| Source material |
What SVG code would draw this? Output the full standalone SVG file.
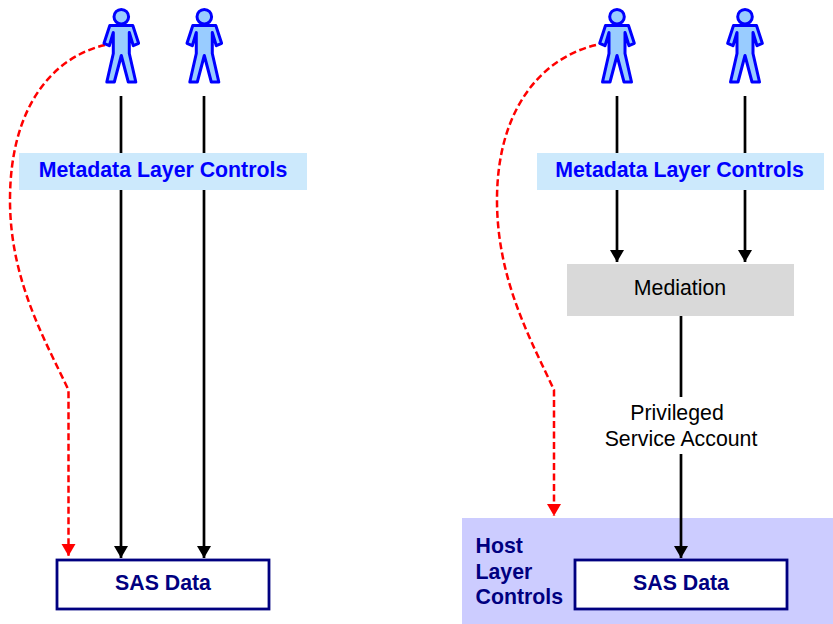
<svg xmlns="http://www.w3.org/2000/svg" xmlns:xlink="http://www.w3.org/1999/xlink" width="833" height="624" viewBox="0 0 833 624">
<style>
text{font-family:"Liberation Sans",Arial,sans-serif;text-anchor:middle}
.meta{font-size:21.3px;font-weight:bold;fill:#0000ff}
.sas{font-size:21.3px;font-weight:bold;fill:#000080}
.host{font-size:21.3px;font-weight:bold;fill:#000080;text-anchor:start}
.plain{font-size:21.3px;fill:#000}
.mbox{fill:#cce9fc}
.sbox{fill:#fff;stroke:#000080;stroke-width:2.8}
.wire{fill:none;stroke:#000;stroke-width:2.7}
.red{fill:none;stroke:#f00;stroke-width:2.5;stroke-dasharray:7 3.5}
.p{fill:#99ccff;stroke:#0000ff;stroke-width:3;stroke-linejoin:round}
</style>
<defs>
<marker id="ab" markerUnits="userSpaceOnUse" markerWidth="13" markerHeight="15" refX="12" refY="7" orient="auto"><path d="M0 0L12 7L0 14Z" fill="#000"/></marker>
<marker id="ar" markerUnits="userSpaceOnUse" markerWidth="13" markerHeight="15" refX="12" refY="7" orient="auto"><path d="M0 0L12 7L0 14Z" fill="#f00"/></marker>
<g id="person">
<circle class="p" cx="0" cy="16.700" r="7.300"/>
<path class="p" d="M-11.500 25.500H11.500L17.300 43.300L12 45.700L8 32.500V53.500L14.500 82H7L0 55.500L-7 82H-14.500L-8 53.500V32.500L-12 45.700L-17.300 43.300Z"/>
</g>
</defs>
<rect id="host-layer" x="462" y="518" width="371" height="106" fill="#ccccff"/>
<g id="connectors">
<path class="wire" d="M121 96V558" marker-end="url(#ab)"/>
<path class="wire" d="M204 96V558" marker-end="url(#ab)"/>
<path class="wire" d="M617 96V262" marker-end="url(#ab)"/>
<path class="wire" d="M745 96V262" marker-end="url(#ab)"/>
<path class="wire" d="M681 316V558" marker-end="url(#ab)"/>
<path class="red" d="M105 45C50 58 10 110 10 200C10 280 45 340 68.500 390V556" marker-end="url(#ar)"/>
<path class="red" d="M596 45C541 58 497 110 497 200C497 280 531 340 554 390V516" marker-end="url(#ar)"/>
</g>
<g id="people">
<use xlink:href="#person" href="#person" x="121.300"/>
<use xlink:href="#person" href="#person" x="204.300"/>
<use xlink:href="#person" href="#person" x="617"/>
<use xlink:href="#person" href="#person" x="745"/>
</g>
<g id="meta-left"><rect class="mbox" x="19" y="153" width="288" height="37"/><text class="meta" x="163" y="177">Metadata Layer Controls</text></g>
<g id="meta-right"><rect class="mbox" x="537" y="153" width="287" height="37"/><text class="meta" x="679.500" y="177">Metadata Layer Controls</text></g>
<g id="mediation"><rect x="567" y="264" width="227" height="52" fill="#d9d9d9"/><text class="plain" x="680" y="295">Mediation</text></g>
<g id="account"><rect x="600" y="397" width="162" height="57" fill="#fff"/><text class="plain" x="677" y="420">Privileged</text><text class="plain" x="681" y="446">Service Account</text></g>
<g id="sas-left"><rect class="sbox" x="57" y="560" width="212" height="49"/><text class="sas" x="163" y="590">SAS Data</text></g>
<g id="sas-right"><rect class="sbox" x="575" y="560" width="212" height="49"/><text class="sas" x="681" y="590">SAS Data</text></g>
<g id="host-label"><text class="host" x="475.500" y="553">Host</text><text class="host" x="475.500" y="579">Layer</text><text class="host" x="475.500" y="604">Controls</text></g>
</svg>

| Short exercise |
In your copy, leave out the pictures and reproduce the material above exactly.

| Reply |
What SVG code would draw this? Output the full standalone SVG file.
<svg xmlns="http://www.w3.org/2000/svg" xmlns:xlink="http://www.w3.org/1999/xlink" width="833" height="624" viewBox="0 0 833 624">
<style>
text{font-family:"Liberation Sans",Arial,sans-serif;text-anchor:middle}
.meta{font-size:21.3px;font-weight:bold;fill:#0000ff}
.sas{font-size:21.3px;font-weight:bold;fill:#000080}
.host{font-size:21.3px;font-weight:bold;fill:#000080;text-anchor:start}
.plain{font-size:21.3px;fill:#000}
.mbox{fill:#cce9fc}
.sbox{fill:#fff;stroke:#000080;stroke-width:2.8}
.wire{fill:none;stroke:#000;stroke-width:2.7}
.red{fill:none;stroke:#f00;stroke-width:2.5;stroke-dasharray:7 3.5}
.p{fill:#99ccff;stroke:#0000ff;stroke-width:3;stroke-linejoin:round}
</style>
<defs>
<marker id="ab" markerUnits="userSpaceOnUse" markerWidth="13" markerHeight="15" refX="12" refY="7" orient="auto"><path d="M0 0L12 7L0 14Z" fill="#000"/></marker>
<marker id="ar" markerUnits="userSpaceOnUse" markerWidth="13" markerHeight="15" refX="12" refY="7" orient="auto"><path d="M0 0L12 7L0 14Z" fill="#f00"/></marker>
<g id="person">
<circle class="p" cx="0" cy="16.700" r="7.300"/>
<path class="p" d="M-11.500 25.500H11.500L17.300 43.300L12 45.700L8 32.500V53.500L14.500 82H7L0 55.500L-7 82H-14.500L-8 53.500V32.500L-12 45.700L-17.300 43.300Z"/>
</g>
</defs>
<rect id="host-layer" x="462" y="518" width="371" height="106" fill="#ccccff"/>
<g id="connectors">
<path class="wire" d="M121 96V558" marker-end="url(#ab)"/>
<path class="wire" d="M204 96V558" marker-end="url(#ab)"/>
<path class="wire" d="M617 96V262" marker-end="url(#ab)"/>
<path class="wire" d="M745 96V262" marker-end="url(#ab)"/>
<path class="wire" d="M681 316V558" marker-end="url(#ab)"/>
<path class="red" d="M105 45C50 58 10 110 10 200C10 280 45 340 68.500 390V556" marker-end="url(#ar)"/>
<path class="red" d="M596 45C541 58 497 110 497 200C497 280 531 340 554 390V516" marker-end="url(#ar)"/>
</g>
<g id="people">
<use xlink:href="#person" href="#person" x="121.300"/>
<use xlink:href="#person" href="#person" x="204.300"/>
<use xlink:href="#person" href="#person" x="617"/>
<use xlink:href="#person" href="#person" x="745"/>
</g>
<g id="meta-left"><rect class="mbox" x="19" y="153" width="288" height="37"/><text class="meta" x="163" y="177">Metadata Layer Controls</text></g>
<g id="meta-right"><rect class="mbox" x="537" y="153" width="287" height="37"/><text class="meta" x="679.500" y="177">Metadata Layer Controls</text></g>
<g id="mediation"><rect x="567" y="264" width="227" height="52" fill="#d9d9d9"/><text class="plain" x="680" y="295">Mediation</text></g>
<g id="account"><rect x="600" y="397" width="162" height="57" fill="#fff"/><text class="plain" x="677" y="420">Privileged</text><text class="plain" x="681" y="446">Service Account</text></g>
<g id="sas-left"><rect class="sbox" x="57" y="560" width="212" height="49"/><text class="sas" x="163" y="590">SAS Data</text></g>
<g id="sas-right"><rect class="sbox" x="575" y="560" width="212" height="49"/><text class="sas" x="681" y="590">SAS Data</text></g>
<g id="host-label"><text class="host" x="475.500" y="553">Host</text><text class="host" x="475.500" y="579">Layer</text><text class="host" x="475.500" y="604">Controls</text></g>
</svg>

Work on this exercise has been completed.